Transel El. & Elec., Inc. v First Specialty Ins. Co.
2023 NY Slip Op 01493 [214 AD3d 547]
March 21, 2023
Appellate Division, First Department
Published by New York State Law Reporting Bureau pursuant to Judiciary Law § 431.
As corrected through Wednesday, May 3, 2023


[*1]
 Transel Elevator & Electric, Inc., Doing Business as TEI Group, Appellant,
v
First Specialty Insurance Company, Respondent.

Anderson Kill, PC, New York (John M. Leonard of counsel), for appellant.

Fleischner Potash, LLP, New York (Alexandra E. Rigney of counsel), for respondent.

Order, Supreme Court, New York County (Gerald Lebovits, J.), entered July 1, 2022, which denied the motion of plaintiff Transel Elevator & Electric, Inc. for summary judgment and, upon searching the record, granted summary judgment in favor of defendant, declaring that it had no obligation to defend or indemnify the plaintiff in the underlying personal injury action and dismissing the complaint, unanimously affirmed, without costs.
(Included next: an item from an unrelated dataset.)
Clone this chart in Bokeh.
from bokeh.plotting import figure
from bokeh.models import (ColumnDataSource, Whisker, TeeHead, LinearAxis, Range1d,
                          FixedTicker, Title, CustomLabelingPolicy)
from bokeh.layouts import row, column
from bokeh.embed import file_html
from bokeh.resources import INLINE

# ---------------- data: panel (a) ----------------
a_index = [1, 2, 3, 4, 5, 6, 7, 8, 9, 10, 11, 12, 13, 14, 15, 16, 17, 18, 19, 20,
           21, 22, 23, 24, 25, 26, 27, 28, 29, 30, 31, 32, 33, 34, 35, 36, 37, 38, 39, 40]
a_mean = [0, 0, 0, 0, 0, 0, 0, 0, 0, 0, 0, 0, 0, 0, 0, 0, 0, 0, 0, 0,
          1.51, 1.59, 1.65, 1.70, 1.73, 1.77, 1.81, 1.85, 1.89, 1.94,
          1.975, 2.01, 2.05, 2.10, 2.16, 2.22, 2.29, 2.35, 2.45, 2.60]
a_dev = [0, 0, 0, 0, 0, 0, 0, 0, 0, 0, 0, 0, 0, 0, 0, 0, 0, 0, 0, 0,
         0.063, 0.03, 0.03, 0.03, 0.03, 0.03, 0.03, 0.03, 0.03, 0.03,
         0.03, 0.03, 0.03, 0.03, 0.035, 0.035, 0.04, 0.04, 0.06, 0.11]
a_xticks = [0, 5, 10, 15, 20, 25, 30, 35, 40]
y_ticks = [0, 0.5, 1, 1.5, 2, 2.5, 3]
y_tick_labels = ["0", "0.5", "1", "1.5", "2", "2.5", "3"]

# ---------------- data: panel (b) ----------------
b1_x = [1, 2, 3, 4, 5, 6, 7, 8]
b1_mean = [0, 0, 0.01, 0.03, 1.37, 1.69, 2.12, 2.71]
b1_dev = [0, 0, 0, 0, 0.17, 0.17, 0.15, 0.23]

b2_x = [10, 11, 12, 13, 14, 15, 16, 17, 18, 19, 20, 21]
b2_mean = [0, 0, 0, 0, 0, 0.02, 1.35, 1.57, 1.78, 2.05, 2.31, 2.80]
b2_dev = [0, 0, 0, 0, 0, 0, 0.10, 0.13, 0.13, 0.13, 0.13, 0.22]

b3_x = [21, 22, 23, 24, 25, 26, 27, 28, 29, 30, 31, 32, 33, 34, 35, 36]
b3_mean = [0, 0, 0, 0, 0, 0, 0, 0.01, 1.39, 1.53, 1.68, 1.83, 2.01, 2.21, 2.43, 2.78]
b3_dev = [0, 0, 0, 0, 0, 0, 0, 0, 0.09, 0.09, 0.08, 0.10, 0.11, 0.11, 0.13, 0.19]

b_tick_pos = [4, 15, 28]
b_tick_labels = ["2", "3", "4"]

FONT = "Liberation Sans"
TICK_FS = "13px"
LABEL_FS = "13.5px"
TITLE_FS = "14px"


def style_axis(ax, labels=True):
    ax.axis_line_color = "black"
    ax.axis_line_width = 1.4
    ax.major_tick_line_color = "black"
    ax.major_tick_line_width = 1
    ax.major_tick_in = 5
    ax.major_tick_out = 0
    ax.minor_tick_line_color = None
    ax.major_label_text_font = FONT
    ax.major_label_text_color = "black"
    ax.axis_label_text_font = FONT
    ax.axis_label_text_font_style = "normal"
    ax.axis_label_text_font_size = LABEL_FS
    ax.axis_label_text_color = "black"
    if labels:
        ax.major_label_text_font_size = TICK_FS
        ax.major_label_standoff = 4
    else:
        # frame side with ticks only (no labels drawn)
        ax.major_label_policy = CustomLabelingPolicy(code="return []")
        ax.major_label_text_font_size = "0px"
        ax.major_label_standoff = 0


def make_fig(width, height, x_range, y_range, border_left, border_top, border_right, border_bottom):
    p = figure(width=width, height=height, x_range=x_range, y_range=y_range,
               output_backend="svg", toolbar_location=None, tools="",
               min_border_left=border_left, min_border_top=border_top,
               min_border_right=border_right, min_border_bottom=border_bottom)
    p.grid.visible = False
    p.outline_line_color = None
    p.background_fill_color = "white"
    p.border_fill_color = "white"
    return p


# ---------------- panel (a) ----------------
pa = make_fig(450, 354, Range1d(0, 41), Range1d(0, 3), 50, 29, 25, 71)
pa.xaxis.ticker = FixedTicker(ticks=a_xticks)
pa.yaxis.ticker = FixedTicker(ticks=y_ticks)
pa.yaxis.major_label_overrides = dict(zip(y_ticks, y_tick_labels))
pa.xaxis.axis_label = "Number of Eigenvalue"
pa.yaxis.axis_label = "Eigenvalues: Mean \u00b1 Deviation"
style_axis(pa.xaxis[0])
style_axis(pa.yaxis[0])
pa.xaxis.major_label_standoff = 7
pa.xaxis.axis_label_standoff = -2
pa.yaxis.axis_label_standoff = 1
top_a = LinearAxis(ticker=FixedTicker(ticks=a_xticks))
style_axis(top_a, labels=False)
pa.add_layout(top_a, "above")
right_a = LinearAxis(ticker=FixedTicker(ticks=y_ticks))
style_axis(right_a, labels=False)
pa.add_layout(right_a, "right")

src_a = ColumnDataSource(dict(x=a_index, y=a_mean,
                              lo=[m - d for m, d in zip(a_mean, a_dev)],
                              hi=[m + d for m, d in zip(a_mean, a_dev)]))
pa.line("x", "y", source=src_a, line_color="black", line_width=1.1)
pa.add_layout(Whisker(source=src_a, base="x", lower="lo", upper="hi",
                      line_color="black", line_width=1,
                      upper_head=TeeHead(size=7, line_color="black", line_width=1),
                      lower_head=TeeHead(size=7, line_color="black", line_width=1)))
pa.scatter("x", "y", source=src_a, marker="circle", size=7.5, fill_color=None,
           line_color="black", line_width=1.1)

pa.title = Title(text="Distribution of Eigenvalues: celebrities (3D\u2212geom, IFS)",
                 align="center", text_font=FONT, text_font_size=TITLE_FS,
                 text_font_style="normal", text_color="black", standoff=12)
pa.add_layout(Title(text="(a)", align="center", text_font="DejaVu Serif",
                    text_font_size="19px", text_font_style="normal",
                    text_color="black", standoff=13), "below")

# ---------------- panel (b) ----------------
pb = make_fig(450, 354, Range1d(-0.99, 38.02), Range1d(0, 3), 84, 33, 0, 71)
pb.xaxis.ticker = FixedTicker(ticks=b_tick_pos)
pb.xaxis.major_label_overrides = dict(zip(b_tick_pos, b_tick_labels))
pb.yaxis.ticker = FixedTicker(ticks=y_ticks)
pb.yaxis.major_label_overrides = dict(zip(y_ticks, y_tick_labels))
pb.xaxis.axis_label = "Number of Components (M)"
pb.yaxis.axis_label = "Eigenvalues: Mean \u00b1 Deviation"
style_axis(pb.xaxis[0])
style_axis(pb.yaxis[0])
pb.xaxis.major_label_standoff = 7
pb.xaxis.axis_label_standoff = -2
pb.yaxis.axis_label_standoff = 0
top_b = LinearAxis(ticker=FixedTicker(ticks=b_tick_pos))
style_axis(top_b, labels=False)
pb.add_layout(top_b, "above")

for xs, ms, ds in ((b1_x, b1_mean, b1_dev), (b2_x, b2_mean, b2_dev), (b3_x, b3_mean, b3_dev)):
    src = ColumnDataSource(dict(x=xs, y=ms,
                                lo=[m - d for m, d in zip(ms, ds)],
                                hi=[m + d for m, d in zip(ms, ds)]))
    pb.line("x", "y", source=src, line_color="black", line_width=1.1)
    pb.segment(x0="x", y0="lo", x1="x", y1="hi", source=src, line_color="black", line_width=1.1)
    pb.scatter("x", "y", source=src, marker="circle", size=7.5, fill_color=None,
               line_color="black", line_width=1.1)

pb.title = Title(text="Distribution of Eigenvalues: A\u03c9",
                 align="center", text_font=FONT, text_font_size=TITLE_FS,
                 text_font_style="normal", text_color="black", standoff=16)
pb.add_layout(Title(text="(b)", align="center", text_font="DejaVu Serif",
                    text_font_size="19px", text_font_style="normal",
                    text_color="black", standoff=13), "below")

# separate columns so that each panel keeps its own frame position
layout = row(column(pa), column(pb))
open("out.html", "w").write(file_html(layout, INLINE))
Transel, the insured under a commercial package insurance policy issued by defendant, failed to establish its entitlement to summary judgment, as it failed to demonstrate that its claim fell under an exception to the policy's "auto exclusion" (see Monteleone v Crow Constr. Co., 242 AD2d 135, 139-140 [1st Dept 1998], lv denied 92 NY2d 818 [1998]). The auto exclusion excludes coverage for bodily injury or property damage arising out of the ownership, maintenance, or use of any "auto"—which, according to the policy definition, comprises both automobiles and trucks—owned or operated by any insured. Furthermore, according to the policy, "use" includes "loading or unloading." The auto exclusion states that it does not apply to the operation of "mobile equipment."
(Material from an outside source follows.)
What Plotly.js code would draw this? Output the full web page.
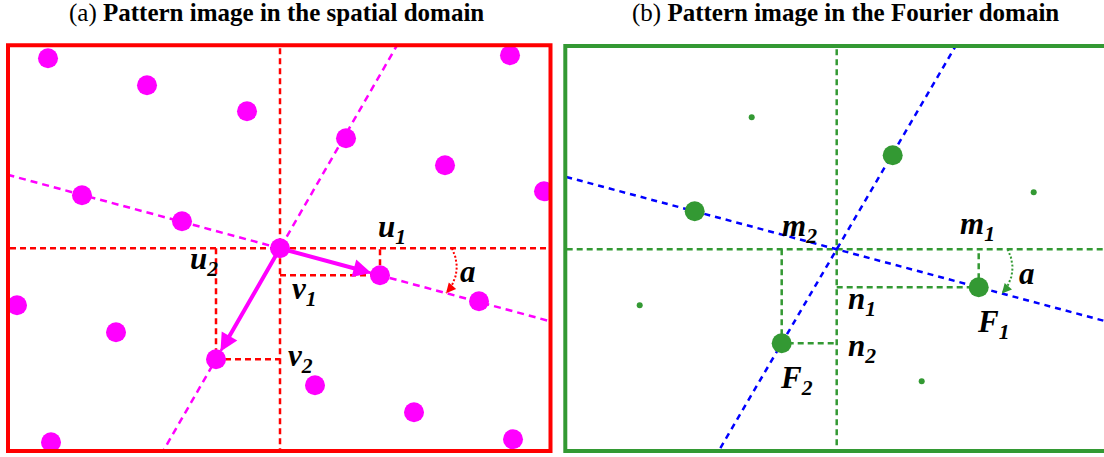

The accident in the underlying action occurred while the plaintiff in that action was unloading material from a truck's shipping trailer or liftgate—an activity clearly encompassed by the auto exclusion. That the plaintiff in the underlying action was allegedly injured because the trailer lift was defective does not remove the injury from the ambit of the policy exclusion (Country-Wide Ins. Co. v Excelsior Ins. Co., 147 AD3d 407, 409 [1st Dept 2017], lv denied 30 NY3d 905 [2017]). Moreover, we reject Transel's assertion that it was entitled to coverage based on the exception to the auto exclusion for bodily injury arising out of the operation of any machinery or equipment included in the definition of "mobile equipment"—that is, "[c]herry pickers and similar devices mounted on automobile or truck chassis and used to raise or lower workers." A liftgate is not similar to a cherry picker as it is not used to raise or lower workers, and the truck that allegedly caused the plaintiff's injury was an automobile, not mobile equipment (see id.).

Because Transel failed to show that an exception to the auto exception applies, there can be no coverage. For that reason, and because the exclusion is "stated in clear and unmistakable language, is subject to no other reasonable interpretation, and applies in the particular case" (Monteleone, 242 AD2d at 139-141), Supreme Court properly searched the record to grant summary judgment to defendant.

We have considered Transel's remaining arguments and find them unavailing. Concur—Manzanet-Daniels, J.P., Singh, Kennedy, Shulman, JJ.